Trovato a copiare con lo smartphone durante la seconda prova di maturità: bocciato

Uno studente del liceo umanistico Giambattista Vico di Sulmona, in provincia dell’Aquila in Abruzzo, è stato bocciato dopo essere stato trovato in possesso del proprio smartphone durante la seconda prova agli esami di Maturità. Il ragazzo lo stava utilizzando per completare una parte dell’esercizio scelto per l’indirizzo economico-sociale ed è stato estromesso. I professori e la preside hanno deciso di dichiarare nullo tutto l’esame e ora il giovane dovrà ripetere il quinto anno. A commentare è stata la stessa dirigente scolastica, Caterina Fantauzzi. Su Repubblica la preside commenta: «Non entro nel merito della vicenda non facendo parte della commissione ma non si è fatto altro che rispettare le regole. Dispiace per il ragazzo ma sul punto non si transige».

Uno studente è stato bocciato per aver copiato usando lo smartphone
Ragazzi in attesa di dare il via all’esame in una scuola di Milano (Imagoeconomica).

Lo studente rischia un procedimento giudiziario

Il ministero dell’Istruzione aprirà un fascicolo dopo la segnalazione dell’istituto, che ha avviato un’indagine interna. Ma non è finita, perché lo studente rischia anche un procedimento giudiziario secondo una legge che risale a quasi cento anni fa. La legge n.475 del 19 aprile 1925 stabilisce, infatti, che copiare durante gli esami è un reato che può portare anche alla reclusione dai tre mesi a un anno per i trasgressori. Difficile che si possa procedere in tal senso, ma la norma esiste e bisognerà capire cosa vorrà fare il ministero. Nelle norme che hanno preceduto la Maturità 2023, si sottolineava il divieto a cellulari, smartphone, smartwatch, tablet e ogni dispositivo elettronico in grado di inviare foto o utilizzare infrarossi e leggere file.

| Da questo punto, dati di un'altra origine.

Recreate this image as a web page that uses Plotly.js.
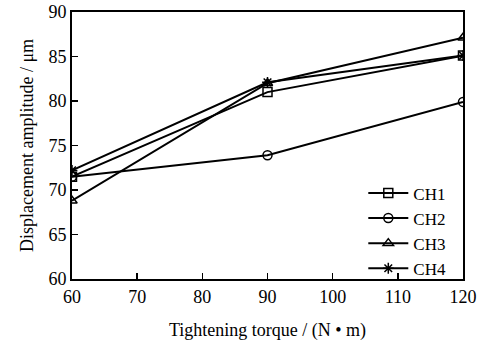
<!DOCTYPE html>
<html><head><meta charset="utf-8">
<script src="https://cdn.plot.ly/plotly-3.0.1.min.js"></script>
<style>html,body{margin:0;padding:0;background:#fff}</style>
</head><body>
<div id="chart" style="width:485px;height:345px"></div>
<script>
const torque = [60, 90, 120];
const ch1 = [71.5, 81.0, 85.1];
const ch2 = [71.5, 73.9, 79.9];
const ch3 = [68.8, 82.0, 87.1];
const ch4 = [72.2, 82.1, 85.1];
const names = ['CH1', 'CH2', 'CH3', 'CH4'];
const series = [ch1, ch2, ch3, ch4];
const symbols = ['square-open', 'circle-open', 'triangle-up-open', 'asterisk-open'];
const xTicks = [60, 70, 80, 90, 100, 110, 120];
const yTicks = [60, 65, 70, 75, 80, 85, 90];

const traces = series.map((s, i) => ({
  x: torque, y: s, name: names[i], type: 'scatter', mode: 'lines+markers',
  line: {color: '#000', width: 2},
  marker: {symbol: symbols[i], size: 9, color: '#000', line: {color: '#000', width: 1.5}}
}));

const fam = 'Liberation Serif, serif';
const font = {family: fam, size: 18, color: '#000'};
const layout = {
  width: 485, height: 345,
  margin: {l: 72, r: 22, t: 12, b: 66},
  paper_bgcolor: '#fff', plot_bgcolor: '#fff',
  font: font,
  showlegend: true,
  legend: {x: 0.745, y: 0.388, xanchor: 'left', yanchor: 'top', bgcolor: 'rgba(0,0,0,0)',
           font: {family: fam, size: 17, color: '#000'}, tracegroupgap: 0, itemwidth: 40},
  xaxis: {
    range: [60, 120], tickvals: xTicks, ticktext: xTicks.map(String),
    ticks: 'inside', ticklen: 6, tickwidth: 1.5, tickcolor: '#000',
    showline: true, linecolor: '#000', linewidth: 2, mirror: true,
    showgrid: false, zeroline: false,
    tickfont: {family: fam, size: 18, color: '#000'},
    title: {text: 'Tightening torque / (N • m)', font: {family: fam, size: 18, color: '#000'}, standoff: 18}
  },
  yaxis: {
    range: [60, 90], tickvals: yTicks, ticktext: yTicks.map(String),
    ticks: 'inside', ticklen: 6, tickwidth: 1.5, tickcolor: '#000',
    showline: true, linecolor: '#000', linewidth: 2, mirror: true,
    showgrid: false, zeroline: false,
    tickfont: {family: fam, size: 18, color: '#000'},
    title: {text: 'Displacement amplitude / μm', font: {family: fam, size: 18, color: '#000'}, standoff: 10}
  }
};
Plotly.newPlot('chart', traces, layout, {displayModeBar: false, staticPlot: true});
</script>
</body></html>
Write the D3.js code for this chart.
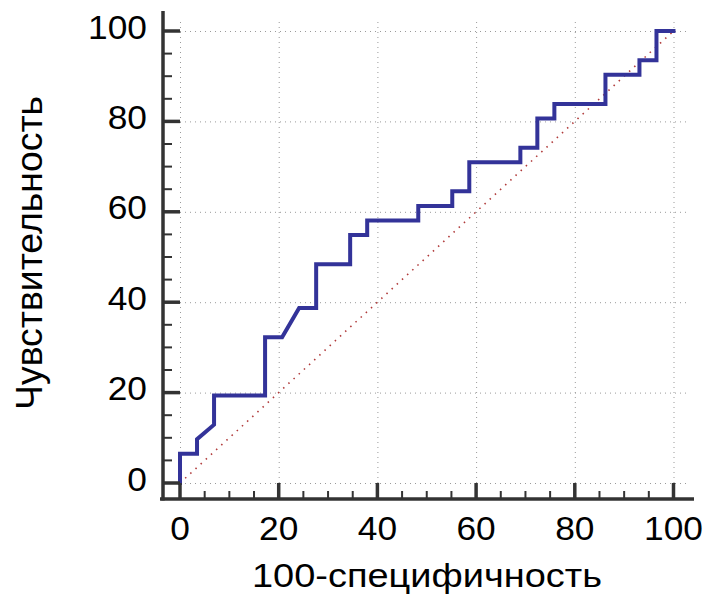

L’articolo 1 della legge 475 del 19 aprile 1925

Nel primo articolo della legge è specificato un passaggio chiave: «Chiunque in esami o concorsi, prescritti o richiesti da autorità o pubbliche Amministrazioni per il conferimento di lauree o di ogni altro grado o titolo scolastico o accademico, per l’abilitazione all’insegnamento od all’esercizio di una professione, per il rilascio di diplomi o patenti, presenta, come propri, dissertazioni, studi, pubblicazioni, progetti tecnici e, in genere, lavori che siano opera di altri, è punito con la reclusione da tre mesi ad un anno. La pena della reclusione non può essere inferiore a sei mesi qualora l’intento sia conseguito».